En tiempos como los que vivimos, de aceleración tecnológica, muchos se sitúan con rapidez frente a los avances tecnológicos en uno de dos extremos: el entusiasmo sin fisuras o el rechazo visceral. Es tentador elegir entre creer que la tecnología nos salvará o pensar que nos destruirá. Ambos extremos ofrecen una sensación de certeza reconfortante. Pero la historia y la vida rara vez funcionan así. Y esa pretendida certidumbre habla más de la necesidad de agarrarse a un clavo que de otra cosa.
Yo no me reconozco en esas dicotomías. Me cuesta identificarme como tecnooptimista, porque no creo que el progreso técnico tenga una dirección intrínsecamente buena. Tampoco soy tecnopesimista: no comparto la idea de que toda innovación sea una amenaza a nuestra humanidad.
Me siento más cómoda en una postura intermedia, que he aprendido a nombrar gracias a una conversación reciente: el tecnoposibilismo.
No es una ideología, ni un manifiesto, ni un club. Es una forma de estar: creer que la tecnología amplía el espacio de lo posible, pero que no determina hacia dónde vamos. El rumbo sigue dependiendo de nosotros: de nuestros valores, decisiones, marcos institucionales y voluntad política. Y eso es muy incómodo. Nos obliga a mirarnos en el espejo como sociedad y preguntarnos cómo hemos llegado hasta aquí y si era donde queríamos llegar, a agarrar la brújula y plantearnos hacia dónde queremos dirigirnos. En resumidas cuentas: nos obliga a ser responsables, lejos del determinismo de los extremos.
Hay una narrativa persistente que presenta la historia de la tecnología como una línea ascendente. Como si todo avance técnico nos llevara inevitablemente a un estadio superior de bienestar. No lo creo. La evolución no es lineal, es contingente. A veces avanzamos, otras veces nos desviamos. Y, muy a menudo, solo entendemos el camino a posteriori. Por eso los historiadores económicos podemos explicar la Revolución Industrial o la crisis del 29 como una película. Sin embargo, sería mucho más útil para comprender la naturaleza de los fenómenos económicos, y humanos, en general, contemplar estos hechos desde un punto de vista sistémico, complejo.
El progreso técnico no es un tren sobre raíles. Es un sendero incierto, hecho de bifurcaciones, retrocesos y decisiones humanas. Por eso, lo que más me interesa no es la velocidad, sino la dirección.
Mi amigo Javier González Recuenco siempre habla en sus charlas de un “santuario humano”: ese ámbito de lo humano que la IA nunca podrá replicar. Algunos lo entienden como la capacidad de idear, o de sentir.
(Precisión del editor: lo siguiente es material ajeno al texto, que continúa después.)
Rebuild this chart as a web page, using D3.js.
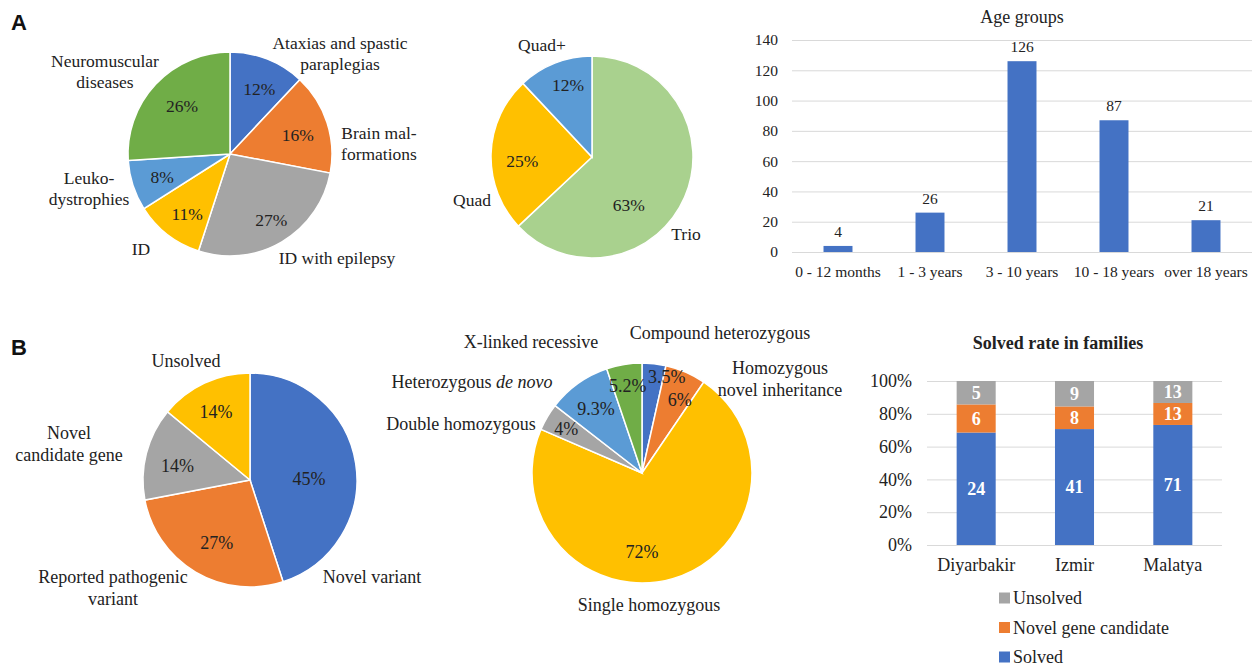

Yo tiendo a pensarlo como el lugar donde el conocimiento no se puede codificar ni externalizar sin perder su esencia. Y aquí encuentro un puente con el pensamiento de Hayek, cuando defendía que el conocimiento más relevante en una sociedad está disperso, es tácito, situado y muchas veces no articulable. Eso que un algoritmo no puede ver, pero que un buen médico, una maestra sensible o un líder prudente sí perciben. Ese saber no se automatiza. No por nostalgia, sino porque está hecho de cuerpo, contexto, historia y afecto. Y no creo que un algoritmo pueda tener todo eso a la vez.
No creo que el futuro esté escrito. Tampoco creo que debamos resignarnos a un papel pasivo frente a la tecnología. Podemos imaginar futuros mejores, pero no ocurrirán solos. Requieren agencia, deliberación, diseño y sentido ético.
¿Por qué escribo esto? Para decir: yo estoy aquí. En un lugar incómodo pero fértil. Reivindicando la imaginación crítica sin caer en el cinismo. Sosteniendo una visión del progreso que no teme a la tecnología, pero tampoco se entrega a ella sin condiciones. Apostando por un futuro en el que humanos e inteligencias artificiales podamos trabajar juntos… sin olvidar qué nos hace verdaderamente humanos.
Es más... si la IA llegara a tener sus propios fines, su propia voluntad, sería eso, su voluntad. Y podría alinearse o diferir de la nuestra. Pero no eliminaría nuestra voluntad (salvo que entremos en debates sobre determinismo que creo que no aportan)
Yo creo que lo que nos hace humanos es la capacidad de querer. La voluntad, que diría Schopenhauer.
No solo nos hace humanos. Nos hace individuos. Personas. Y por eso cada uno de nosotros somos valiosos. Porque tenemos (y somos, por tanto) un fin.
Y es justo el fin lo que la IA no puede darnos. Nos proporcionará medios. Y nos sugerirá fines. Pero, al final, lo que queremos, a donde queremos ir, solo puede salir de cada uno.
Y eso no es sustituible ni delegable.